You can see some ILD suggestions in the children’s guidelines in post #2 here. Children generally do best with a sleeping surface that is in a medium or medium firm range. When they get older and begin to develop more adult proportions then if they need some additional softness or pressure relief and you have a mattress with a softer layer on the bottom then you can certainly flip it to the softer side. If you have a mattress that doesn’t have a softer side (just medium or firmer layers) then you can also add a softer topper when and if they need it as well.
Thanks for the quick reply, we will definitely check those locations out. in regards to quality, would you suggest any of those places over Arizona Premium, or any other direct to consumer manufacturer? I am sure as I talk to them, and learn what the respective salesmen/stores understanding of their mattresses are I can make a more informed decision. However, I am wondering if you have any initial impression(s) on these stores vs. Arizona, or other direct shipping manufacturer/supplier. (my initial thoughts are the manufacture will have a better understanding of their products).
My wife and I visited STL Beds to try out the latex mattresses. After receiving a quote for a 13" King and 10" Full with foundations for over $9000 we decided to call SleepEz. They quoted the same two mattresses and platforms for around $3800! While we like to shop local when possible, that is just too big of a spread in price.
After calling SleepEz, they are now the top of our list and we have changed the firmness/mix between what we think we like (from laying on the mattresses at STL Beds) to what SleepEz recommends. Hopefully, this works if not we can swap layers out.

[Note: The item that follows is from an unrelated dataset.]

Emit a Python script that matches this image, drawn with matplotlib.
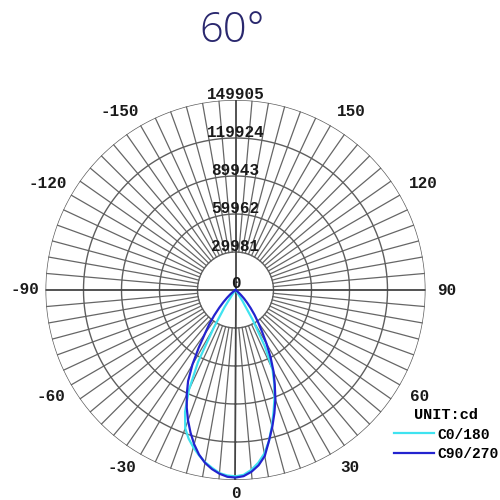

I do have a question about the organic vs natural select line at SleepEz. I found your post where Shawn at SleepEz discusses the two but I want to be sure I am clear.
Organic line: 100% Natural Dunlop and 100% Natural Talalay
What is 100% Natural Talalay and is this part of what is considered organic? Reading another post on this site, it said that there is no such thing as organic Talalay? Is the only “organic” part of the organic line referring to the Dunlop?
Natural Select:: 100% Natural Dunlop and Talalay Blend
Reading another post on this site the 100% Natural Dunlop is the “exact same” as in the Organic line the only difference is paying extra money to slap a certified sticker on it…is this correct? I am trying to figure out if the only “true” difference between the material in the two lines lines is the organic cover vs natural cover? Also how is 100% Natural Talalay different than their Talalay Blended Latex?
Our goal is to sleep on a bed with the least amount of chemicals in the latex itself (not considering the cover). If the two lines are basically identical regarding the raw latex materials, we may be better off saving a few hundred dollars and sticking with the Natural Select.
[quote]Organic line: 100% Natural Dunlop and 100% Natural Talalay
What is 100% Natural Talalay and is this part of what is considered organic? Reading another post on this site, it said that there is no such thing as organic Talalay? Is the only “organic” part of the organic line referring to the Dunlop?[/quote]
The organic select line gives you the choice between either 100% natural Talalay or 100% Dunlop in any of your layers but neither one is certified organic latex. They do have the option for certified organic Dunlop on request but I believe this would involve an extra cost (you would need to confirm this with them). The cover and quilting are organic wool and organic cotton.
[quote]Natural Select:: 100% Natural Dunlop and Talalay Blend
Reading another post on this site the 100% Natural Dunlop is the “exact same” as in the Organic line the only difference is paying extra money to slap a certified sticker on it…is this correct? I am trying to figure out if the only “true” difference between the material in the two lines lines is the organic cover vs natural cover? Also how is 100% Natural Talalay different than their Talalay Blended Latex?[/quote]
The natural select line gives you the choice between 100% natural Dunlop (which would be the same as the Dunlop that is used in the organic select line) or blended Talalay. The cover and quilting would be natural cotton and natural wool.
All the latex you are likely to encounter (either Dunlop or Talalay and made with either natural or synthetic latex or a blend of both) are certified for harmful substances and VOC’s by either Oeko-Tex or Eco-Institut and by most people’s criteria all of them would be a very “safe” material. There is more about organic latex and some of the other types and blends of latex in post #6 here.